YOU HAVE TO SEEK OUT VAHRAM. IF you need to know about Wes Anderson, if you really must understand, then you have to find Vahram. Vahram knows. Oh, you can read the impossibly detailed scripts Anderson writes. You can watch his funny, melancholy movies. You can talk to his best friend and writing partner, Owen Wilson, or Owen’s actor brother, Luke. If you don’t mind waiting–and waiting–you can sit down with the filmmaker himself and discuss why he was obsessed by limousines as a child or why Linus is his favorite Peanuts character.
But to comprehend Wes Anderson, the 32-year-old writer-director who has been called the next Martin Scorsese by Martin Scorsese, you have to get into his head. And to get into his head, you have to get into his pants. That’s where Vahram comes in.
Vahram is Anderson’s tailor. His name rhymes with arm, but Anderson calls him “Varn,” which rhymes with barn. Vahram doesn’t care. Vahram knows Anderson’s inseam, where he wants to be suppressed and where he wants to stick out. Vahram has touched Anderson where few other men would dare. As much as anyone, Vahram has taken Anderson’s measure.
“I got a lot of customers with their own bugaboos,” Vahram says. He is sitting in his Manhattan workshop, a narrow room stacked ceiling high with bolts of fabric. Most people, he says, want to be taller or thinner or broader in the shoulders. The six-foot-two-inch Anderson wants to be understood. “He wants to bring you into his world.”
So far that world consists of three films: Bottle Rocket, Rushmore, and The Royal Tenenbaums, which comes to theaters December 14. Anderson’s movies are comedies, but they are also sad, filled with messy emotions. Loss. Betrayal. Contrition. Regret. He finds laughs not in jokes but in juxtapositions. His movies aren’t gross or mocking or savagely ironic. They are sincere, observant, nonjudgmental.

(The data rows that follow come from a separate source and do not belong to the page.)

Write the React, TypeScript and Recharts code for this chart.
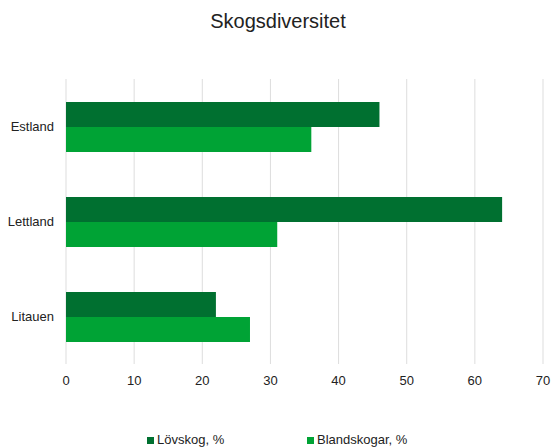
import React from "react";
import { BarChart, Bar, XAxis, YAxis, CartesianGrid, Legend } from "recharts";

const categories = ["Estland", "Lettland", "Litauen"];
const lovskog = [46, 64, 22];
const blandskogar = [36, 31, 27];
const xTicks = [0, 10, 20, 30, 40, 50, 60, 70];
const seriesNames = ["Lövskog, %", "Blandskogar, %"];
const title = "Skogsdiversitet";

const DARK = "#007030";
const LIGHT = "#00a335";
const FONT = "Arial, 'Liberation Sans', sans-serif";

const data = categories.map((c, i) => ({
  name: c,
  lov: lovskog[i],
  bland: blandskogar[i],
}));

const LegendContent = () => {
  const items = [
    { label: seriesNames[0], color: DARK, left: 147 },
    { label: seriesNames[1], color: LIGHT, left: 307 },
  ];
  return (
    <div style={{ position: "relative", width: 551, height: 16 }}>
      {items.map((it) => (
        <div
          key={it.label}
          style={{
            position: "absolute",
            left: it.left,
            top: 0,
            display: "flex",
            alignItems: "center",
            fontFamily: FONT,
            fontSize: 13,
            color: "#222",
            whiteSpace: "nowrap",
            lineHeight: "16px",
          }}
        >
          <span
            style={{
              display: "inline-block",
              width: 7,
              height: 7,
              background: it.color,
              marginRight: 3,
            }}
          />
          {it.label}
        </div>
      ))}
    </div>
  );
};

export default function App() {
  return (
    <div style={{ position: "absolute", left: 0, top: 0, width: 551, height: 448, background: "#fff" }}>
      <div
        style={{
          position: "absolute",
          left: 0,
          top: 9,
          width: 556,
          textAlign: "center",
          fontFamily: FONT,
          fontSize: 20,
          color: "#222",
          lineHeight: "24px",
        }}
      >
        {title}
      </div>
      <BarChart
        width={551}
        height={448}
        data={data}
        layout="vertical"
        margin={{ top: 79, right: 8, bottom: 54, left: 0 }}
        barSize={25}
        barGap={0}
      >
        <CartesianGrid horizontal={false} vertical={true} stroke="#dddddd" strokeWidth={1} />
        <XAxis
          type="number"
          domain={[0, 70]}
          ticks={xTicks}
          axisLine={false}
          tickLine={false}
          tickSize={0}
          tickMargin={12}
          height={30}
          tick={{ fontFamily: FONT, fontSize: 13, fill: "#222" }}
          interval={0}
        />
        <YAxis
          type="category"
          dataKey="name"
          axisLine={false}
          tickLine={false}
          tickSize={0}
          tickMargin={12}
          width={66}
          tick={{ fontFamily: FONT, fontSize: 13, fill: "#222" }}
        />
        <Legend
          content={<LegendContent />}
          layout="horizontal"
          verticalAlign="middle"
          align="center"
          wrapperStyle={{ position: "absolute", left: 0, top: 432, width: 551, height: 16 }}
        />
        <Bar dataKey="lov" name={seriesNames[0]} fill={DARK} isAnimationActive={false} />
        <Bar dataKey="bland" name={seriesNames[1]} fill={LIGHT} isAnimationActive={false} />
      </BarChart>
    </div>
  );
}
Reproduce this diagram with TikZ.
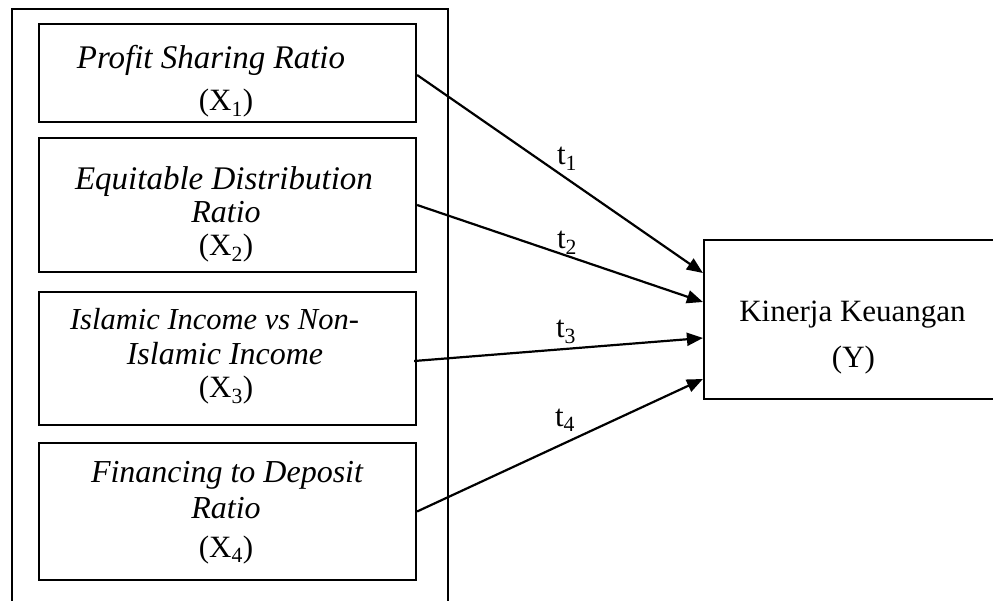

Anderson likes to wear traditional suits in wacky colors–a wardrobe whose meaning I’ve had time to ponder. For weeks I have hounded his assistant, his agent, his producer, and a phalanx of publicists connected with the movie studio releasing his new film. Everyone says Anderson is on board, excited to be interviewed. Finally he summons me to New York for a lunch meeting. Then he cancels lunch.
Vahram could be a character in one of Anderson’s movies–wry, modest, very much his own man. His name, however you choose to say it, fits right in among the Dignans, the Royals, the Kumars, and the Pagodas who populate Anderson’s films. His bearing, too, is Anderson-esque: He’s a plain-talking guy who looks on the bright side and calls his father “Pop.” When Vahram talks about clothes, it’s as if he’s run Anderson’s psyche through his sewing machine.
Anderson has figured out that he can use wardrobe to alter reality. Wear a white turtleneck under your rust-colored suit jacket, and you are professorial. You are rakish. You are Carl Sagan. Wear a purple turtleneck with that same rust-colored jacket, and you are Sagan-ish, Sagan-like, but with a twist. People receive you with trepidation, perhaps, but also with curiosity and a willingness to be surprised. In Anderson’s hands, weirdness is a tool to make you lean closer, to make you listen.
In Vahram’s 5th Avenue shop, the tailor makes Anderson’s seersucker and pin-striped suits. He cuts, tucks, and hems the cashmere herringbone suits and the fine-wale corduroy suits in royal blue, egg white, and burnt orange. “Not a lot of people are going to get this kind of color,” Vahram says. That’s why he has to order it special.
Vahram’s suits fit Anderson like the tiny pinafore on the overgrown Alice in Wonderland. The shoulders are too narrow. The pant legs are abbreviated so, as Vahram puts it, “Wes’s whole sock is showing.” The jackets button over Anderson’s sternum, and the pockets hit him high, just under his rib cage, so when he jams his hands in–which he often does–his long arms form two sideways Vs, like he’s dancing the funky chicken.